Trying to find a pen pal for my 9 yr. old son.
Zita - posted on 09/12/2010
Last year in my sons school they linked up with a different school a few miles away. The kids exchanged letters for the school year, the letters were written in school during class. My son loved it. Towards the end of the year the two classes got together and the kids got to meet in person and spend some time together. It was a great experience for my son. Maybe your sons teacher might do something like that??

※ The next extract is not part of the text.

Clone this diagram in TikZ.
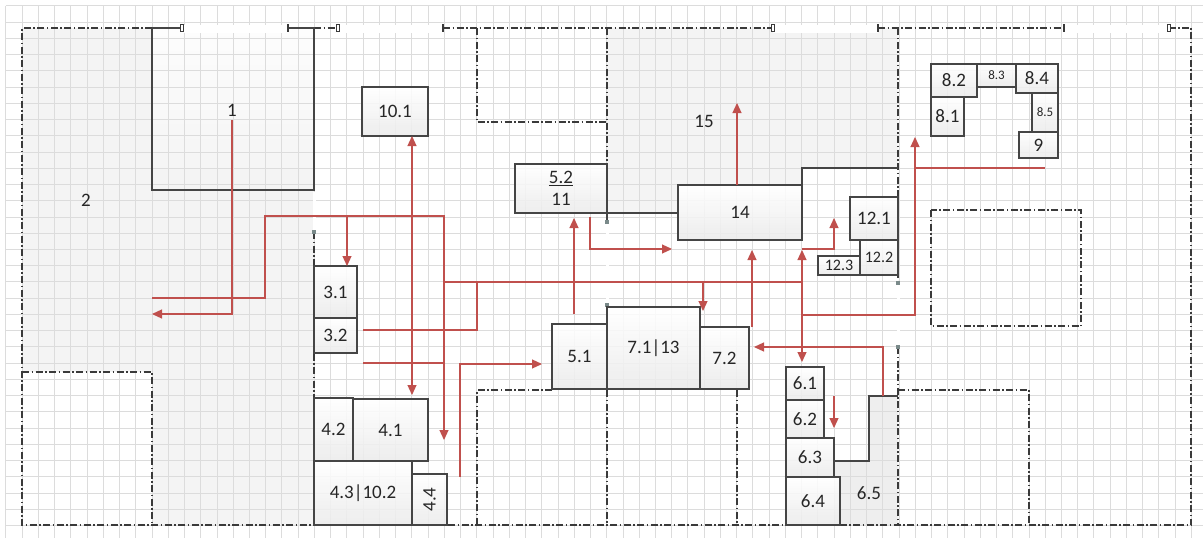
\documentclass[tikz,border=0pt]{standalone}
\usepackage{fontspec}
\setmainfont{Carlito}
\usetikzlibrary{arrows.meta}
\definecolor{redc}{HTML}{C0504D}
\definecolor{gridc}{HTML}{DCDCDC}
\definecolor{areac}{HTML}{F4F4F4}
\definecolor{areasix}{HTML}{EEEEEE}
\definecolor{wallc}{HTML}{3A3A3A}
\definecolor{boxc}{HTML}{454545}
\definecolor{boxbot}{HTML}{EBEBEB}
\definecolor{markc}{HTML}{7A8A8A}
\definecolor{textc}{HTML}{262626}
\newcommand{\bx}[7][]{%
  \node[roombox,minimum width={(#4-#2)*1pt},minimum height={(#5-#3)*1pt},#1] (#6) at (#2,#3) {#7};}
\newcommand{\mk}[2]{\fill[markc] ({#1-1.6},{#2-1.6}) rectangle ({#1+1.6},{#2+1.6});}
\newcommand{\wallrect}[2]{\draw[draw=wallc,line width=0.8pt,fill=white] ({#1-1.4},{#2-3.2}) rectangle ({#1+1.4},{#2+3.2});}
\newcommand{\wallbar}[3]{\draw[draw=wallc,line width=#3] (#1,{#2-3.8}) -- (#1,{#2+3.8});}
\begin{document}
\begin{tikzpicture}[x=1pt,y=-1pt,
  wall/.style={draw=wallc,line width=1.1pt,dash pattern=on 7pt off 2.5pt on 1.5pt off 2.5pt},
  solidw/.style={draw=boxc,line width=1.1pt},
  roombox/.style={draw=boxc,line width=1.1pt,top color=white,bottom color=boxbot,fill opacity=0.88,text opacity=1,inner sep=0pt,outer sep=0pt,anchor=north west,text=textc,font=\fontsize{19}{23}\selectfont},
  lbl/.style={text=textc,font=\fontsize{19}{23}\selectfont,inner sep=0pt},
  flow/.style={draw=redc,line width=1.2pt,-{Triangle[length=10pt,width=9pt]}},
  flowline/.style={draw=redc,line width=1.2pt},
  gridline/.style={draw=gridc,line width=0.8pt},
]
\useasboundingbox (0,0) rectangle (1203,538);
\fill[white] (0,0) rectangle (1203,538);
% grey areas
\fill[areac] (22,28) rectangle (152,372);
\fill[areac] (152,28) rectangle (314,525);
\fill[areac] (607,28) -- (898,28) -- (898,168) -- (802,168) -- (802,185) -- (678,185) -- (678,213) -- (607,213) -- cycle;
\fill[areasix] (869,396) -- (898,396) -- (898,525) -- (834,525) -- (834,461) -- (869,461) -- cycle;
\shade[top color=white,bottom color=areac,fill opacity=0.85] (152,28) rectangle (314,190);
% grid
\foreach \i in {0,...,73} {\draw[gridline] ({5.8+16.24*\i},5.8) -- ({5.8+16.24*\i},538);}
\foreach \j in {0,...,32} {\draw[gridline] (5.8,{5.8+16.24*\j}) -- (1203,{5.8+16.24*\j});}
% door openings
\fill[white] (182,25) rectangle (288,33);
\fill[white] (338,25) rectangle (443,33);
\fill[white] (773,25) rectangle (878,33);
\fill[white] (1064,25) rectangle (1169,33);
\fill[white] (312.5,192) rectangle (315.5,230);
\fill[white] (605.5,224) rectangle (608.5,303);
\fill[white] (896.5,285) rectangle (899.5,345);
% dash-dot walls
\draw[wall] (152,28) -- (22,28) -- (22,525) -- (1191,525) -- (1191,28) -- (1169,28);
\draw[wall] (314,28) -- (336,28);
\draw[wall] (443,28) -- (773,28);
\draw[wall] (878,28) -- (1064,28);
\draw[wall] (22,372) -- (152,372) -- (152,525);
\draw[wall] (314,232) -- (314,525);
\draw[wall] (477,28) -- (477,122) -- (607,122);
\draw[wall] (607,28) -- (607,164);
\draw[wall] (898,28) -- (898,283);
\draw[wall] (898,347) -- (898,525);
\draw[wall] (898,390) -- (1029,390) -- (1029,525);
\draw[wall] (931,210) rectangle (1081,326);
\draw[wall] (552,390) -- (477,390) -- (477,525);
\draw[wall] (607,390) -- (607,525);
\draw[wall] (737,390) -- (737,525);
% solid walls
\draw[solidw] (152,28) -- (152,190) -- (314,190) -- (314,28) -- (288,28);
\draw[solidw] (152,28) -- (182,28);
\draw[solidw] (607,213) -- (678,213);
\draw[solidw] (607,213) -- (607,222);
\draw[solidw] (802,185) -- (802,168) -- (898,168);
\draw[solidw] (834,461) -- (869,461) -- (869,396) -- (898,396);
% wall end markers
\wallrect{182}{28} \wallrect{338}{28} \wallrect{773}{28} \wallrect{1169}{28}
\wallbar{288}{28}{1.2pt} \wallbar{443}{28}{1.2pt} \wallbar{878}{28}{1.2pt} \wallbar{1064}{28}{2.4pt}
\mk{607}{222} \mk{607}{305} \mk{898}{283} \mk{898}{347} \mk{314}{232}
% rooms
\node[lbl] (n1) at (232,110) {1};
\node[lbl] (n2) at (86,200) {2};
\node[lbl] (n15) at (704,121) {15};
\node[lbl] (n65) at (869,493) {6.5};
\bx{362}{87}{428}{136}{n101}{10.1}
\bx[align=center]{515}{164}{607}{213}{n52}{\underline{5.2}\\[-1pt]11}
\bx{678}{185}{802}{240}{n14}{14}
\bx{314}{266}{357}{318}{n31}{3.1}
\bx{314}{318}{357}{353}{n32}{3.2}
\bx{314}{398}{353}{461}{n42}{4.2}
\bx{353}{399}{428}{461}{n41}{4.1}
\bx{314}{461}{412}{525}{n43}{4.3|10.2}
\bx{412}{474}{447}{525}{n44}{\rotatebox{90}{4.4}}
\bx{552}{324}{607}{389}{n51}{5.1}
\bx{607}{307}{700}{389}{n71}{7.1|13}
\bx{700}{327}{749}{389}{n72}{7.2}
\bx{786}{367}{824}{400}{n61}{6.1}
\bx{786}{400}{824}{438}{n62}{6.2}
\bx{786}{438}{834}{477}{n63}{6.3}
\bx{786}{477}{840}{525}{n64}{6.4}
\bx{850}{197}{898}{240}{n121}{12.1}
\bx[font=\fontsize{16}{19}\selectfont]{860}{240}{898}{275}{n122}{12.2}
\bx[font=\fontsize{16}{19}\selectfont]{818}{256}{860}{275}{n123}{12.3}
\bx{931}{64}{977}{97}{n82}{8.2}
\bx[font=\fontsize{13}{15}\selectfont]{977}{64}{1016}{87}{n83}{8.3}
\bx{1016}{64}{1058}{93}{n84}{8.4}
\bx{931}{97}{964}{136}{n81}{8.1}
\bx[font=\fontsize{13}{15}\selectfont]{1032}{93}{1058}{132}{n85}{8.5}
\bx{1019}{132}{1058}{158}{n9}{9}
% red flows
\draw[flow] (232,120) -- (232,314) -- (152,314);
\draw[flow] (152,298) -- (265,298) -- (265,216) -- (444,216) -- (444,440);
\draw[flow] (347,216) -- (347,266);
\draw[flowline] (363,330) -- (477,330) -- (477,282);
\draw[flowline] (444,282) -- (802,282);
\draw[flow] (703,282) -- (703,311);
\draw[flowline] (363,363) -- (444,363);
\draw[flow] (574,314) -- (574,218);
\draw[flow] (590,217) -- (590,249) -- (672,249);
\draw[flow] (737,185) -- (737,103);
\draw[draw=redc,line width=1.2pt,{Triangle[length=10pt,width=9pt]}-{Triangle[length=10pt,width=9pt]}] (412,136) -- (412,395);
\draw[flow] (460,477) -- (460,364) -- (542,364);
\draw[flow] (752,327) -- (752,250);
\draw[draw=redc,line width=1.2pt,{Triangle[length=10pt,width=9pt]}-{Triangle[length=10pt,width=9pt]}] (802,250) -- (802,362);
\draw[flow] (802,249) -- (834,249) -- (834,218);
\draw[flow] (802,315) -- (915,315) -- (915,137);
\draw[flowline] (1045,168) -- (915,168);
\draw[flow] (883,396) -- (883,347) -- (754,347);
\draw[flow] (834,396) -- (834,428);
\end{tikzpicture}
\end{document}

Betty - posted on 09/12/2010
I'm certainly not the first to realize the benefits of pen pals. A quick Google search turned up many organizations that match kids for pen pals: Student Letter Exchange matches English speaking children ages 9-18, and the Circle of Friends Pen Pal Club enables girls 7-17 to email pen pals without the need to publish your email address. Have your son write about something he knows about or like. I teach children to be more relaxed and enjoy writing. Try having him write about something that interests him or that he enjoys.
Jessica - posted on 09/12/2010
I dont know if you are still looking for someone for your son to write to, but if you are, I've got a 8 1/2 year old son who also could improve on his handwriting, and would LOVE something like that to look forward to.
If you are interested in maybe setting something up just let me know. I think it would be neat:)
Bess - posted on 07/10/2010
When I was about a decade younger, I tried finding penpals online and did end up corresponding with several - 1 from each continent. However, with the yucky stuff that is now possible because of the internet, I've got three suggestions. 1) Look for a book at the library about this subject. I would hope that a well-researched book could help you find safer resources to find age-appropriate penpals. 2) Relatives ALWAYS like to get letters from the kids. You could mix it up and have your son make a list of all the possible people to write to, then pick a new one from the list each week. This could simultaneously be used to get kids in the habit of writing thank-you notes for gifts, or perhaps to help them to ask about family history / genealogy. 3) How about starting a group at his school for this purpose? Maybe just friends in his social circle at first, but actually mailing the letters rather than passing them during class. Or he could work up or down - either mentoring for younger kids or getting advice and input from older students? You have a great idea to boost his writing - good luck.